* [STATED EXERCISE] Print nothing but the lines from the start of the listing below through the line that contains "(titlename) at (505,1571)". Do not include the pictures.
** Begin **
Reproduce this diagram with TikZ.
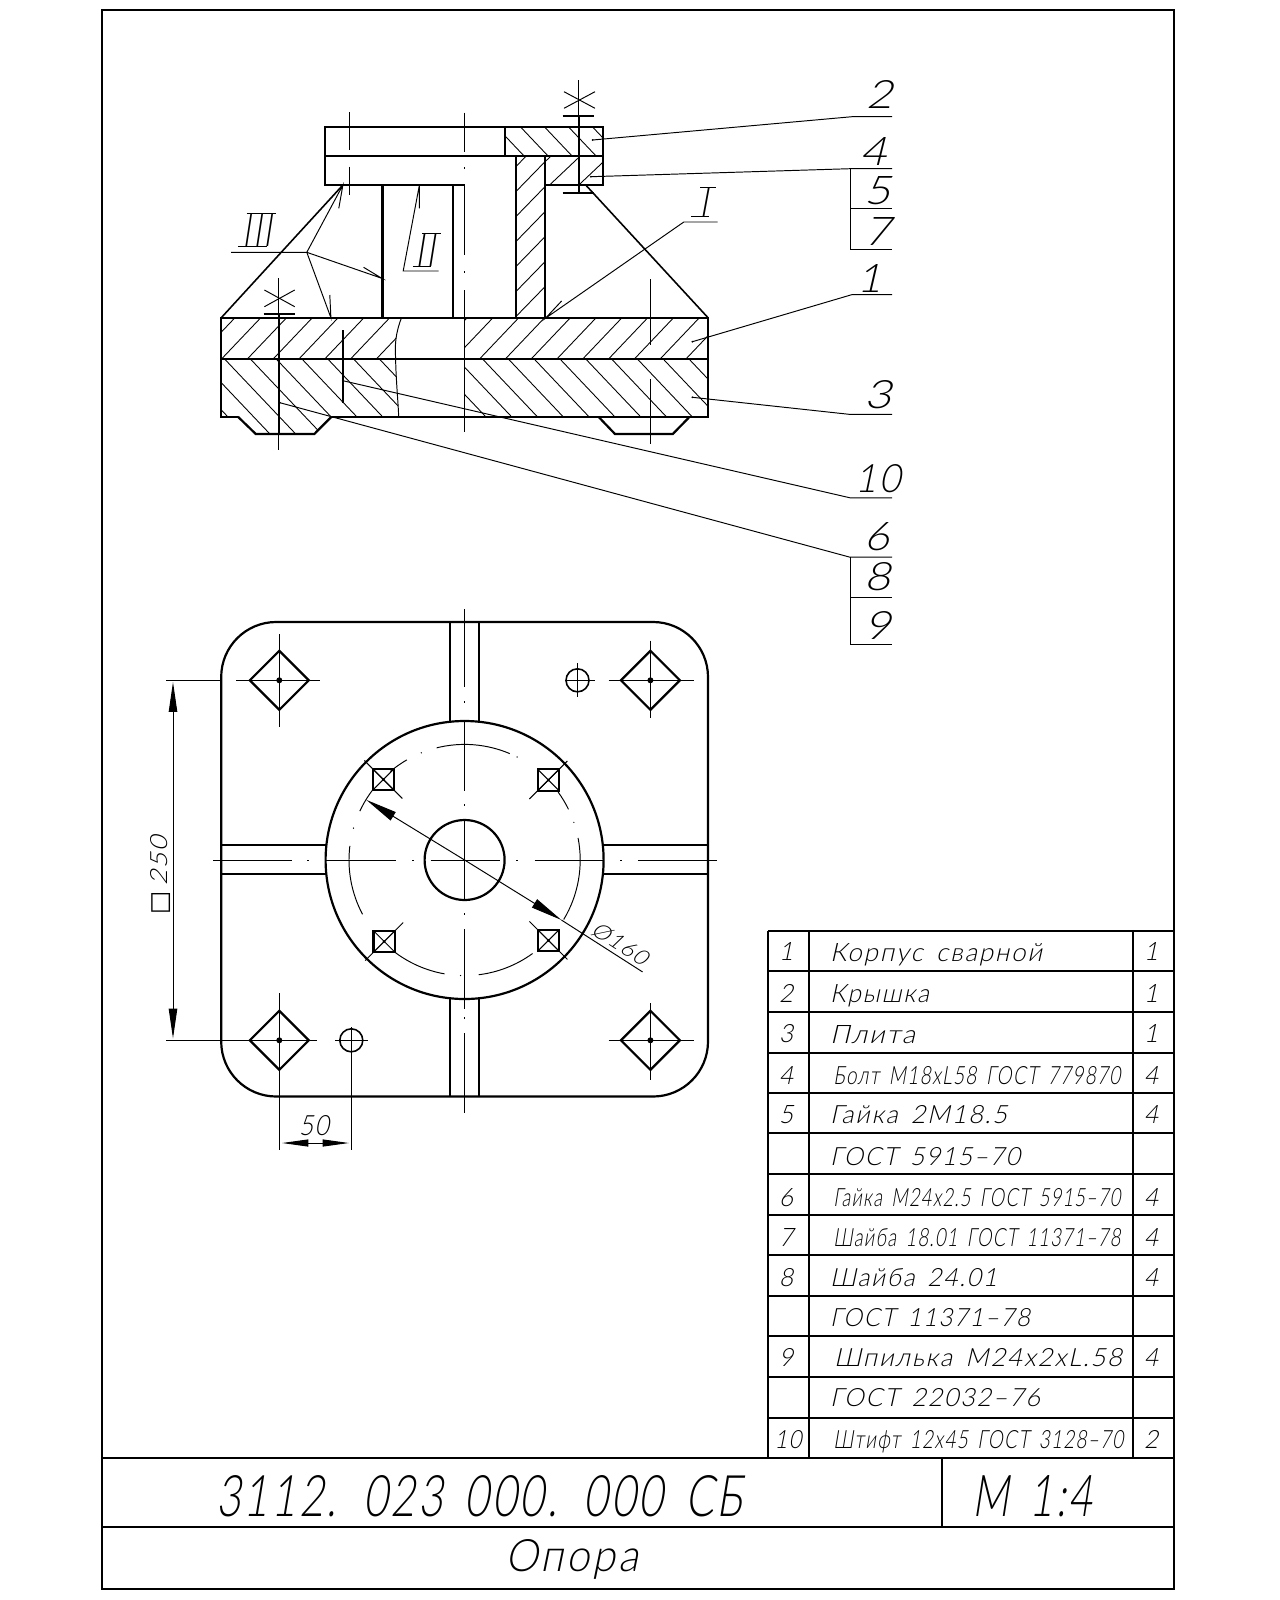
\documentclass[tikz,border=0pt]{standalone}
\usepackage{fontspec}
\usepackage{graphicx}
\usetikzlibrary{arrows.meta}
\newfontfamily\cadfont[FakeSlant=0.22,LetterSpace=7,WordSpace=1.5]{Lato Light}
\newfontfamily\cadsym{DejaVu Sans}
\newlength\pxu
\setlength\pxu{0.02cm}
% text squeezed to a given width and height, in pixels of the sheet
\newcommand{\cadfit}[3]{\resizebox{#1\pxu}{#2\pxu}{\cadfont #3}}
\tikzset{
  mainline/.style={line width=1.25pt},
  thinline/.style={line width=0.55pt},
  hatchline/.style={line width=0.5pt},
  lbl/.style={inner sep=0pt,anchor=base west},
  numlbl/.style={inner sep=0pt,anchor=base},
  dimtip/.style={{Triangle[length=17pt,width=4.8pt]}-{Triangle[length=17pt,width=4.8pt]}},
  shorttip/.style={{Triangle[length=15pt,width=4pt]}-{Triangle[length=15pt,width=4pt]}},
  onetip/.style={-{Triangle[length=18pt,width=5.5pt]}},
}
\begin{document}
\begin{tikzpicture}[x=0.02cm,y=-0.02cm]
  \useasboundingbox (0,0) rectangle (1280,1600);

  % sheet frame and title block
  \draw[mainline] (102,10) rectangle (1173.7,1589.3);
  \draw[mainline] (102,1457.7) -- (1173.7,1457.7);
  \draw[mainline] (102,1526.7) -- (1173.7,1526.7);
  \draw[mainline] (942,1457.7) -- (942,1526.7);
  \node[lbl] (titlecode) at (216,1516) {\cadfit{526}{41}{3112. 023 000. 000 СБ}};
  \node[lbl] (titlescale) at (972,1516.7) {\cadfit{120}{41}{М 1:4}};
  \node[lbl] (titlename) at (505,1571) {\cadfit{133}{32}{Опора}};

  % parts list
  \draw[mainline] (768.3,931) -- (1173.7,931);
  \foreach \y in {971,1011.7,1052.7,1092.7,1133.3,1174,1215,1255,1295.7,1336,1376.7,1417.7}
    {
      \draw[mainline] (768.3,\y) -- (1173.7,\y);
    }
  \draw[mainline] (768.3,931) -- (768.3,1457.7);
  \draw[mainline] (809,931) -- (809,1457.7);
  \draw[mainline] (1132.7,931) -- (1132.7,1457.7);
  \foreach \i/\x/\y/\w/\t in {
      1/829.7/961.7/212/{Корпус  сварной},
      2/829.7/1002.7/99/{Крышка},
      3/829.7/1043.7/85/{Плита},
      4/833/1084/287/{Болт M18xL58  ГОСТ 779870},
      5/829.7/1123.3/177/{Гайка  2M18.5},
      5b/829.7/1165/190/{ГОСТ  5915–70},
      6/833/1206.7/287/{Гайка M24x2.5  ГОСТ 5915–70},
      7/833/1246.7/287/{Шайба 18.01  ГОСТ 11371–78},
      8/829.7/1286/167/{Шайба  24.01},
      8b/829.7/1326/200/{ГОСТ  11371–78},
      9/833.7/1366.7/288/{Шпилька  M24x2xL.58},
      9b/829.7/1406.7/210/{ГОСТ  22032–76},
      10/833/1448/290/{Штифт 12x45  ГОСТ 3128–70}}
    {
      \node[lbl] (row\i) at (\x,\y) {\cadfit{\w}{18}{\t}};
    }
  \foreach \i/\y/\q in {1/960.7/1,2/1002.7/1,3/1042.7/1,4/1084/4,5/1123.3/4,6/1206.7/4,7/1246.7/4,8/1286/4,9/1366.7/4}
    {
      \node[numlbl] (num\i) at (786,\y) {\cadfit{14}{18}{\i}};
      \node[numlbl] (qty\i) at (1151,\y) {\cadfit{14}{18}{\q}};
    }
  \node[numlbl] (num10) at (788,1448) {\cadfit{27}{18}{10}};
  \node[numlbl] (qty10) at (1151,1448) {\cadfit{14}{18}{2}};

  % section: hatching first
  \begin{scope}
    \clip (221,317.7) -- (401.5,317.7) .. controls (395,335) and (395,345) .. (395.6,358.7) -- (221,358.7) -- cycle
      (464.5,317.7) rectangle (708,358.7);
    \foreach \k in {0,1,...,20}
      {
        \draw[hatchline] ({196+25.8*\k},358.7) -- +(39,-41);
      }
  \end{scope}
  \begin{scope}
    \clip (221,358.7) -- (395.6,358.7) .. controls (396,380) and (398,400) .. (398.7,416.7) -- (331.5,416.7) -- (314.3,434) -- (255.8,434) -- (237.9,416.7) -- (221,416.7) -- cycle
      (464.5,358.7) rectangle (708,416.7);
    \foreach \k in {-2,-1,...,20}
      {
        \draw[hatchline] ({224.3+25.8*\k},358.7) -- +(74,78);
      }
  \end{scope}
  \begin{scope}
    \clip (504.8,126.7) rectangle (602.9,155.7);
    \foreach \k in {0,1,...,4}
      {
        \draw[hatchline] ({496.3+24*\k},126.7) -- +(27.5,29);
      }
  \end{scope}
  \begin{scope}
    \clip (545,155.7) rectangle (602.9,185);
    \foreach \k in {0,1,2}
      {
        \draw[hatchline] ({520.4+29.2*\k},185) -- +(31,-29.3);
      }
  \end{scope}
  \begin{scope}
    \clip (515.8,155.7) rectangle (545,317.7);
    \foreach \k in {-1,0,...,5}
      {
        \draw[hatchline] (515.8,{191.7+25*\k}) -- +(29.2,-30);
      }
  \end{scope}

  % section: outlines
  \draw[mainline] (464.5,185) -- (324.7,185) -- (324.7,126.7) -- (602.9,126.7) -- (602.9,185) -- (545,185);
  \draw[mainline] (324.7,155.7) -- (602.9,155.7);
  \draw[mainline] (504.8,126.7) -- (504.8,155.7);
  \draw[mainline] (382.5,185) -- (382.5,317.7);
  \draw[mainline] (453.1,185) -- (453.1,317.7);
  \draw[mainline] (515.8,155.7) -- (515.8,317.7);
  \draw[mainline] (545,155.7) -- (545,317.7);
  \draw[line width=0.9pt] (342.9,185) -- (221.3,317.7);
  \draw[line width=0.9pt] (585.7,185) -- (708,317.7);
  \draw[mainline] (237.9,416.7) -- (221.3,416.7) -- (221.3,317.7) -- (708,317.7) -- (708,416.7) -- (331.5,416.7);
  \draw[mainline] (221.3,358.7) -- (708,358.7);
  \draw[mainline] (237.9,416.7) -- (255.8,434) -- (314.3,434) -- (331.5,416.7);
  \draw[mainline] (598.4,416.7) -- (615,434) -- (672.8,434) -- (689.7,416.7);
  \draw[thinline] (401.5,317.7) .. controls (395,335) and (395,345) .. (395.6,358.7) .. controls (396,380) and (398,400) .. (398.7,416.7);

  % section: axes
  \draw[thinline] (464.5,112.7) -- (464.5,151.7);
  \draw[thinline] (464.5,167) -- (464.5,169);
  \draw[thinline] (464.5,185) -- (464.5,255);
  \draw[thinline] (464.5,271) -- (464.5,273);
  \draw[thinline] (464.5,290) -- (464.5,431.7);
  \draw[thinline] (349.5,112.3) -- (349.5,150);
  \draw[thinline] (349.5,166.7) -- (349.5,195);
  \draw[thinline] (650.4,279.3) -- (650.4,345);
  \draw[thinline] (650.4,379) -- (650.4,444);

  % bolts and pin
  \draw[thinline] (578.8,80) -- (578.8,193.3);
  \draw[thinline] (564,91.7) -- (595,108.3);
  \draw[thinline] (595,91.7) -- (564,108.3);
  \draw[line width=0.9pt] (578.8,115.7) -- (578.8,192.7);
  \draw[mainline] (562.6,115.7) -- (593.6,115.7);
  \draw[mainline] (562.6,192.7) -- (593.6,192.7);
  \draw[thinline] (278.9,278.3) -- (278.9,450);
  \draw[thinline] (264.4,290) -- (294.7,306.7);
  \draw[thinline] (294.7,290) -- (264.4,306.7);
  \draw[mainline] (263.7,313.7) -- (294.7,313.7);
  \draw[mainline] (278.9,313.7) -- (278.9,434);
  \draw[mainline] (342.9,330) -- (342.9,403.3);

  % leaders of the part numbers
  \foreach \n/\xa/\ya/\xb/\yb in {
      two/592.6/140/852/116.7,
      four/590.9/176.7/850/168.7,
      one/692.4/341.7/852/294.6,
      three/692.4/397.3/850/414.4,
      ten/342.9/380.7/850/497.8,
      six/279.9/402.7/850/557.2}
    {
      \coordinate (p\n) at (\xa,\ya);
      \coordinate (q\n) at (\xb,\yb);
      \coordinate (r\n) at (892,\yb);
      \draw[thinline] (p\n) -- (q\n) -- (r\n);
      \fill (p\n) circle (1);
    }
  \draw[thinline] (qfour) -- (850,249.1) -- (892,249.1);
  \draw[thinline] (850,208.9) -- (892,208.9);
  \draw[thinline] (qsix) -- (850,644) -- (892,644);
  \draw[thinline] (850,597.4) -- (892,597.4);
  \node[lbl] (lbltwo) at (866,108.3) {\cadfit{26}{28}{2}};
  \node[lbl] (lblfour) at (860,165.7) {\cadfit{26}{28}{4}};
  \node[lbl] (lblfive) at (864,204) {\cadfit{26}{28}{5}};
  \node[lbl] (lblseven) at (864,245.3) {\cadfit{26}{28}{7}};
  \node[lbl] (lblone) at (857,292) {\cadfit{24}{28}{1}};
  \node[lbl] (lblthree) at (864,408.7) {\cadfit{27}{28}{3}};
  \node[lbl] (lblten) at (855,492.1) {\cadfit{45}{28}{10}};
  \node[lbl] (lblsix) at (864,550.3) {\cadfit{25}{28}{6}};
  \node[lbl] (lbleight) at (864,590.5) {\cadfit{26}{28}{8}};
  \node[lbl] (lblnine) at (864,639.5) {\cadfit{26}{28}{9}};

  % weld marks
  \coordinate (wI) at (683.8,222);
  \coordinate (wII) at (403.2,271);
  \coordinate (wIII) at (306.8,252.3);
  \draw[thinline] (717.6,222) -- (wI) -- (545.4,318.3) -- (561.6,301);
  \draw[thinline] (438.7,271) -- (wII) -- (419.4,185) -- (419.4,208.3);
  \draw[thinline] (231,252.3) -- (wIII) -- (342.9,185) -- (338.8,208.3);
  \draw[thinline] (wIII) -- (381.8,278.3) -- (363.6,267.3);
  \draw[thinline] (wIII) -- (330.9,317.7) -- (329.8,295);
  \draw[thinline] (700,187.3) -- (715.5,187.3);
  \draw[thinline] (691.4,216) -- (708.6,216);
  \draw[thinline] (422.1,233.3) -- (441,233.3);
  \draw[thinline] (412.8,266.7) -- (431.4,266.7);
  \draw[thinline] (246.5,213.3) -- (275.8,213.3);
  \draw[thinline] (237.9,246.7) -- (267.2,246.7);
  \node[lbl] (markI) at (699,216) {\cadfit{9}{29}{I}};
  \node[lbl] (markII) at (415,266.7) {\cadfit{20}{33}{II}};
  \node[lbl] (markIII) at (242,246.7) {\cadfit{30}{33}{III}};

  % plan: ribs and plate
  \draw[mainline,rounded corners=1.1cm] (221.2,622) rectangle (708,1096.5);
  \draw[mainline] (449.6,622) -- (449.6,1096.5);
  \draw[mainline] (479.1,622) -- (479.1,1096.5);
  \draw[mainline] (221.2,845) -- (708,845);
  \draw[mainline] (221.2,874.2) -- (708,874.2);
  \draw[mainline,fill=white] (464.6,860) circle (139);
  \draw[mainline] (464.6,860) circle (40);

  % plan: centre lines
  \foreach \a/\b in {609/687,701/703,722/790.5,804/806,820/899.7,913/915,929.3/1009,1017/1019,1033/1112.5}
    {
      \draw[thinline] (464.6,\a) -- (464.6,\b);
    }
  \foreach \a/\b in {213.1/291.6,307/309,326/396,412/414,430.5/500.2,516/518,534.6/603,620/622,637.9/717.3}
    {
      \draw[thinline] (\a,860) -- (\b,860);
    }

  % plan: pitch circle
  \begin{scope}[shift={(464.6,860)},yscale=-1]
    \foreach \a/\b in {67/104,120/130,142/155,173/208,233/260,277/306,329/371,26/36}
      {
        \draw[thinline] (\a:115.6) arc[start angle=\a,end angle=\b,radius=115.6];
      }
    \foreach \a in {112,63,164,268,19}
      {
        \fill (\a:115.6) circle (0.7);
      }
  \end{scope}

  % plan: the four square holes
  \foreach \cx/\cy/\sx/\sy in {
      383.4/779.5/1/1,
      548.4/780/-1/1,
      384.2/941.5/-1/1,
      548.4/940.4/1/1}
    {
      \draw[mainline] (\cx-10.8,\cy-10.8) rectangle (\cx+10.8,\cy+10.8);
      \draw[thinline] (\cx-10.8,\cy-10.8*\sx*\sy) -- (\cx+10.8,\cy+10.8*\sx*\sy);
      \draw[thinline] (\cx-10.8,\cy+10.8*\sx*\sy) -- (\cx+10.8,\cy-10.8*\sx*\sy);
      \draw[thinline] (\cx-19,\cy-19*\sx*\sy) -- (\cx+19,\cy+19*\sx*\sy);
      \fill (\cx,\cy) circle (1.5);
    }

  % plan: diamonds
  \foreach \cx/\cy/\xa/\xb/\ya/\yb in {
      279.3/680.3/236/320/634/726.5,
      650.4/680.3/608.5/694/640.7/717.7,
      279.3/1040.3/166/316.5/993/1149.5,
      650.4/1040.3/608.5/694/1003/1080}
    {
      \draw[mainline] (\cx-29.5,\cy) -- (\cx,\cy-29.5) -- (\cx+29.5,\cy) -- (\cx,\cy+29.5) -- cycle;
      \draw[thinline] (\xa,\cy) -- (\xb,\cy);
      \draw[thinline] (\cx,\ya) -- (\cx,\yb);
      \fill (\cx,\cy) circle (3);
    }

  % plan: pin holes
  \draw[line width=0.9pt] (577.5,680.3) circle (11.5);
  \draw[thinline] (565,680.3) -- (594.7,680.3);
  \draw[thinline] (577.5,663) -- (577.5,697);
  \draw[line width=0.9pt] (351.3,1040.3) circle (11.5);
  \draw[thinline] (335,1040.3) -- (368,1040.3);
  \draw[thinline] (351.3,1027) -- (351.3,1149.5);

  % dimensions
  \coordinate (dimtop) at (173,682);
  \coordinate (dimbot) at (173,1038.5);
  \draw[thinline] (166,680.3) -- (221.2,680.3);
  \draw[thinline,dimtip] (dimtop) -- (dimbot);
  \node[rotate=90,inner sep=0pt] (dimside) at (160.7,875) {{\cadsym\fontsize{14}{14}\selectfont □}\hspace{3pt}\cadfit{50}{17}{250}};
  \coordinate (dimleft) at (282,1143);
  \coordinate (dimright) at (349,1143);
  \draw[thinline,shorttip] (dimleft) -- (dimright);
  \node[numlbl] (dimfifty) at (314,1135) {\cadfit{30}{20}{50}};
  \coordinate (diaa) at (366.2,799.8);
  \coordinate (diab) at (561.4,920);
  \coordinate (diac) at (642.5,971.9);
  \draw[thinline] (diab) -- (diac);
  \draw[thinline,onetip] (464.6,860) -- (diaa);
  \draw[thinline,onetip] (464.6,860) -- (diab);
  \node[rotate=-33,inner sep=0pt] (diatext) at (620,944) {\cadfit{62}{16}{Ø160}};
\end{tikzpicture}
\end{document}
** End **
* [RESULT OF THIS TASK]
Reproduce this diagram with TikZ.
\documentclass[tikz,border=0pt]{standalone}
\usepackage{fontspec}
\usepackage{graphicx}
\usetikzlibrary{arrows.meta}
\newfontfamily\cadfont[FakeSlant=0.22,LetterSpace=7,WordSpace=1.5]{Lato Light}
\newfontfamily\cadsym{DejaVu Sans}
\newlength\pxu
\setlength\pxu{0.02cm}
% text squeezed to a given width and height, in pixels of the sheet
\newcommand{\cadfit}[3]{\resizebox{#1\pxu}{#2\pxu}{\cadfont #3}}
\tikzset{
  mainline/.style={line width=1.25pt},
  thinline/.style={line width=0.55pt},
  hatchline/.style={line width=0.5pt},
  lbl/.style={inner sep=0pt,anchor=base west},
  numlbl/.style={inner sep=0pt,anchor=base},
  dimtip/.style={{Triangle[length=17pt,width=4.8pt]}-{Triangle[length=17pt,width=4.8pt]}},
  shorttip/.style={{Triangle[length=15pt,width=4pt]}-{Triangle[length=15pt,width=4pt]}},
  onetip/.style={-{Triangle[length=18pt,width=5.5pt]}},
}
\begin{document}
\begin{tikzpicture}[x=0.02cm,y=-0.02cm]
  \useasboundingbox (0,0) rectangle (1280,1600);

  % sheet frame and title block
  \draw[mainline] (102,10) rectangle (1173.7,1589.3);
  \draw[mainline] (102,1457.7) -- (1173.7,1457.7);
  \draw[mainline] (102,1526.7) -- (1173.7,1526.7);
  \draw[mainline] (942,1457.7) -- (942,1526.7);
  \node[lbl] (titlecode) at (216,1516) {\cadfit{526}{41}{3112. 023 000. 000 СБ}};
  \node[lbl] (titlescale) at (972,1516.7) {\cadfit{120}{41}{М 1:4}};
  \node[lbl] (titlename) at (505,1571) {\cadfit{133}{32}{Опора}};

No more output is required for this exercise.